Mas la experiencia nos enseña que, de momento, no es posible obtener en la vida pública tal reconocimiento práctico de la doctrina de la Iglesia.
Nos falta algo todavía que es necesario para lograr la victoria de Cristo. Este requisito imprescindible es la oración».
La Cruzada radicalmente sobrenatural que puede salvar el mundo es, pues, Cruzada de oración.
«La oración es el único medio de salvación», nos dicen al proclamarla. «Sólo una legión de orantes puede dar la paz al mundo» dijo también el Sumo Pontífice.
Y en la encíclica Anni sacri, después de las palabras que antes citamos nos exhorta:
«Como quiera que las fuerzas humanas son ineficaces si no se apoyan en la divina gracia, por esto os exhortamos encarecidamente a iniciar entre los fieles una cruzada de Oración para impetrar del Padre de las misericordias y Dios de toda consolación los oportunos remedios para los males presentes».
En esta cruzada se nos pide nuestra colaboración y nuestra entrega al amor omnipotente del Corazón de Cristo, «manifestado en alto a las naciones como bandera de paz y caridad y como presagio de no dudosa victoria en el combate».
«Dios y la Iglesia para estas extraordinarias aflicciones nos ha dado la devoción al Corazón sacratísimo de Jesús», «remedio que puede y debe traernos la victoria y el triunfo de Cristo».
Si una consideración naturalista y en el fondo orgullosa de nuestras fuerzas humanas nos lleva a desesperar de todo esfuerzo por la salvación del mundo, la humilde y confiada aceptación del mensaje del Corazón de Jesús nos llena de seguridad en la victoria.

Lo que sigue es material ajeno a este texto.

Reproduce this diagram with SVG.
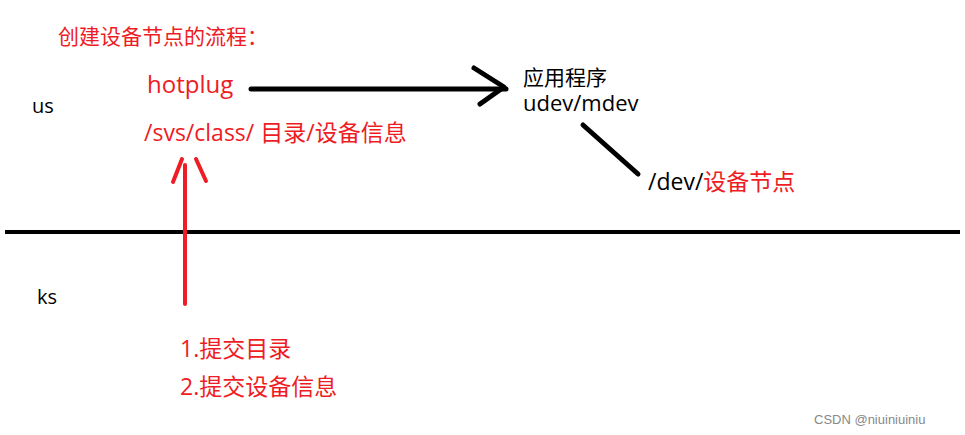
<svg xmlns="http://www.w3.org/2000/svg" width="965" height="435" viewBox="0 0 965 435">
<style>
text{font-family:"Open Sans","Noto Sans","Noto Sans CJK SC",sans-serif;font-size:23px}
.r{fill:#ee1c24}.k{fill:#000}
.ln{fill:none;stroke-linecap:round;stroke-linejoin:round}
</style>
<rect width="965" height="435" fill="#fff"/>
<text class="r" x="58" y="44" style="font-size:21px">创建设备节点的流程：</text>
<text class="k" x="32" y="113" style="font-size:20px">us</text>
<text class="k" x="37" y="304" style="font-size:20px">ks</text>
<g id="hotplug"><text class="r" x="147" y="93" style="font-size:24px">hotplug</text></g>
<g id="sys"><text class="r" x="144" y="141">/svs/class/ 目录/设备信息</text></g>
<g id="app"><text class="k" x="523" y="85" style="font-size:21px">应用程序</text><text class="k" x="523" y="111" style="font-size:22px">udev/mdev</text></g>
<g id="devnode"><text class="k" x="648" y="190">/dev/<tspan class="r">设备节点</tspan></text></g>
<g id="submit"><text class="r" x="180" y="357">1.提交目录</text><text class="r" x="180" y="395">2.提交设备信息</text></g>
<text x="814" y="424" style="font-size:13px;font-family:'Liberation Sans',sans-serif;fill:#888">CSDN @niuiniuiniu</text>
<g id="connectors">
<line x1="5" y1="232" x2="960" y2="232" stroke="#000" stroke-width="4"/>
<line class="ln" x1="251" y1="89" x2="506" y2="89" stroke="#000" stroke-width="5"/>
<polyline class="ln" points="474,68 504,87 480,104" stroke="#000" stroke-width="5"/>
<line class="ln" x1="583" y1="125" x2="638" y2="174" stroke="#000" stroke-width="5"/>
<line class="ln" x1="185" y1="165" x2="185" y2="304" stroke="#ee1c24" stroke-width="4"/>
<line class="ln" x1="173" y1="182" x2="182" y2="159" stroke="#ee1c24" stroke-width="4"/>
<line class="ln" x1="196" y1="159" x2="206" y2="181" stroke="#ee1c24" stroke-width="4"/>
</g>
</svg>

En la fuerza sobrenatural de la Iglesia recibida de Él, tenemos nuestras verdaderas armas.
Esto nos llena a la vez del sentido de la responsabilidad que tenemos contraída ante Dios «por nosotros mismos y por los hombres de nuestra época». Porque los hijos de la Iglesia católica que sigamos este llamamiento, deberemos convencernos –sean cualesquiera nuestras cualidades y medios naturales– de que sólo nosotros podemos salvar el mundo.
Porque sólo el Corazón de Cristo puede salvarle.